— Data segment —
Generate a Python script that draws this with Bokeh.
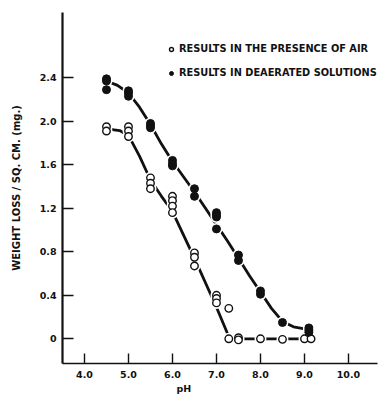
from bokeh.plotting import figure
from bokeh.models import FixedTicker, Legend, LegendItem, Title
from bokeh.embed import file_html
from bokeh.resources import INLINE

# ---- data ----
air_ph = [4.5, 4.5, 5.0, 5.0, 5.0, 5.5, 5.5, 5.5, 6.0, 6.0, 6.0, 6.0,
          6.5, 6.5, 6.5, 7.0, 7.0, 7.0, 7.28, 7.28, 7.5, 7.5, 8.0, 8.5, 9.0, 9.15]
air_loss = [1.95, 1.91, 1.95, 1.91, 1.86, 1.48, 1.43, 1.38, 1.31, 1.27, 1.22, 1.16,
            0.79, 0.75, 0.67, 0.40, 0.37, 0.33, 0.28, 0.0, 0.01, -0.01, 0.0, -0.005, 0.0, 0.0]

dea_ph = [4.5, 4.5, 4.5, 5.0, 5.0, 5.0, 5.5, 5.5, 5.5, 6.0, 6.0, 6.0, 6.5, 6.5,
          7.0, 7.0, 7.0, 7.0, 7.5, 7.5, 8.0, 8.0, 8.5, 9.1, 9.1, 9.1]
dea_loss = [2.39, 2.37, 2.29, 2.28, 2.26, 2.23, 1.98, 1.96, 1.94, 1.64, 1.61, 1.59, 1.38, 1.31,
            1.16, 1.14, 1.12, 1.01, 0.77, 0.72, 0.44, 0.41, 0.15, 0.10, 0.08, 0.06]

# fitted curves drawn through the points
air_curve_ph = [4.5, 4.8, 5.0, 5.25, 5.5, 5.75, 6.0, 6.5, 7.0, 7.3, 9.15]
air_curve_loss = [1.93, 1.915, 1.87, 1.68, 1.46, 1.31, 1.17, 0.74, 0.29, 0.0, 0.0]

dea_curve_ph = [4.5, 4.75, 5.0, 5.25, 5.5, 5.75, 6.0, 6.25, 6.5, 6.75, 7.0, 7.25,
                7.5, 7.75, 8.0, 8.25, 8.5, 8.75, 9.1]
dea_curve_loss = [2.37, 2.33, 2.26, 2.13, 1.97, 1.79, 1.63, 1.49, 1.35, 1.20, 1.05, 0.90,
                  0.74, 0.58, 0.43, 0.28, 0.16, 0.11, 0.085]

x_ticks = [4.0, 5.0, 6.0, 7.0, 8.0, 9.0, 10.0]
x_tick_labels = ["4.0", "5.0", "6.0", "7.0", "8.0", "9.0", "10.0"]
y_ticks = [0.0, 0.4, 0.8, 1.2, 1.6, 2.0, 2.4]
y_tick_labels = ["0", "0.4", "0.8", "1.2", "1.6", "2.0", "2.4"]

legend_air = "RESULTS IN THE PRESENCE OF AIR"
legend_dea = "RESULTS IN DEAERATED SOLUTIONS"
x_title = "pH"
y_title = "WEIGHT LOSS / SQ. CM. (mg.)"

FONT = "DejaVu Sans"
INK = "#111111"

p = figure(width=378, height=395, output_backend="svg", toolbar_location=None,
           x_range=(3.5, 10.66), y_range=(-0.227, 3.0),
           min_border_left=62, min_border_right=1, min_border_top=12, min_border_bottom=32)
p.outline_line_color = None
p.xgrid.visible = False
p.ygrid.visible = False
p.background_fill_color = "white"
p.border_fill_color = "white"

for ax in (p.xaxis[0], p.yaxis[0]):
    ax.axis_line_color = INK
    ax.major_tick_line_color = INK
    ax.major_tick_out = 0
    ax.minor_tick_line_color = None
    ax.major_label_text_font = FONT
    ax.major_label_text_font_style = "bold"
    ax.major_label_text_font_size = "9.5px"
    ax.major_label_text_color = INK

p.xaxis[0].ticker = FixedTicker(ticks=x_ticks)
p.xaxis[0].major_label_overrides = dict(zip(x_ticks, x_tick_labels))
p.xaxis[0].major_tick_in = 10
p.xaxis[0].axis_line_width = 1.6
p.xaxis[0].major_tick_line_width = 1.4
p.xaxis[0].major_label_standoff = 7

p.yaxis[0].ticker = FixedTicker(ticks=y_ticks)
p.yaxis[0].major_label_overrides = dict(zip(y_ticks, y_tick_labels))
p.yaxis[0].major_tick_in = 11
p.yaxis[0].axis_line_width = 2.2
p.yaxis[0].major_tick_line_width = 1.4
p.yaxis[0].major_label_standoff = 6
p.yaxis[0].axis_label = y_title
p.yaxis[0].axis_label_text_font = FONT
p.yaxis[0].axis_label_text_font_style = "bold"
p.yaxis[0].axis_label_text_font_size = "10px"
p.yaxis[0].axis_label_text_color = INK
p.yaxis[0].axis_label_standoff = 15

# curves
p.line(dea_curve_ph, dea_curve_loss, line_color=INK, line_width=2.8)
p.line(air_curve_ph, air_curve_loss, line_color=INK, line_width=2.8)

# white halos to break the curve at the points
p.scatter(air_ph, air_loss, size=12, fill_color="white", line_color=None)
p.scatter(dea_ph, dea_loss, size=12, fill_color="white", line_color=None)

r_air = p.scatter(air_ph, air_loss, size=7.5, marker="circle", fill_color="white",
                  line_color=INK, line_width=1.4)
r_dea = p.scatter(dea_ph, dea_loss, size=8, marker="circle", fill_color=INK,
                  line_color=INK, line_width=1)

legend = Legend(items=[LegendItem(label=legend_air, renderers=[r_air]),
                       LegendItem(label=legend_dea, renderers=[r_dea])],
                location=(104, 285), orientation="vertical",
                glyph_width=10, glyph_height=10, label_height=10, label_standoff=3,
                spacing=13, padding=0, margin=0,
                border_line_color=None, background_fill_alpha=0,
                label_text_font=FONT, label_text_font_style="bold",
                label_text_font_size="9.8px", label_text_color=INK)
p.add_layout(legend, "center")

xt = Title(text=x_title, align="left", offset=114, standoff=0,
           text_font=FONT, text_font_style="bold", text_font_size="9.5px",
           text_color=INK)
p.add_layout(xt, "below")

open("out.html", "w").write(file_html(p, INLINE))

— Written instruction —
Repeat only what lies between the start of the data and the end of the line containing "-0.005, 0.0, 0.0]", exactly, with pictures left out.

— Full answer —
Generate a Python script that draws this with Bokeh.
from bokeh.plotting import figure
from bokeh.models import FixedTicker, Legend, LegendItem, Title
from bokeh.embed import file_html
from bokeh.resources import INLINE

# ---- data ----
air_ph = [4.5, 4.5, 5.0, 5.0, 5.0, 5.5, 5.5, 5.5, 6.0, 6.0, 6.0, 6.0,
          6.5, 6.5, 6.5, 7.0, 7.0, 7.0, 7.28, 7.28, 7.5, 7.5, 8.0, 8.5, 9.0, 9.15]
air_loss = [1.95, 1.91, 1.95, 1.91, 1.86, 1.48, 1.43, 1.38, 1.31, 1.27, 1.22, 1.16,
            0.79, 0.75, 0.67, 0.40, 0.37, 0.33, 0.28, 0.0, 0.01, -0.01, 0.0, -0.005, 0.0, 0.0]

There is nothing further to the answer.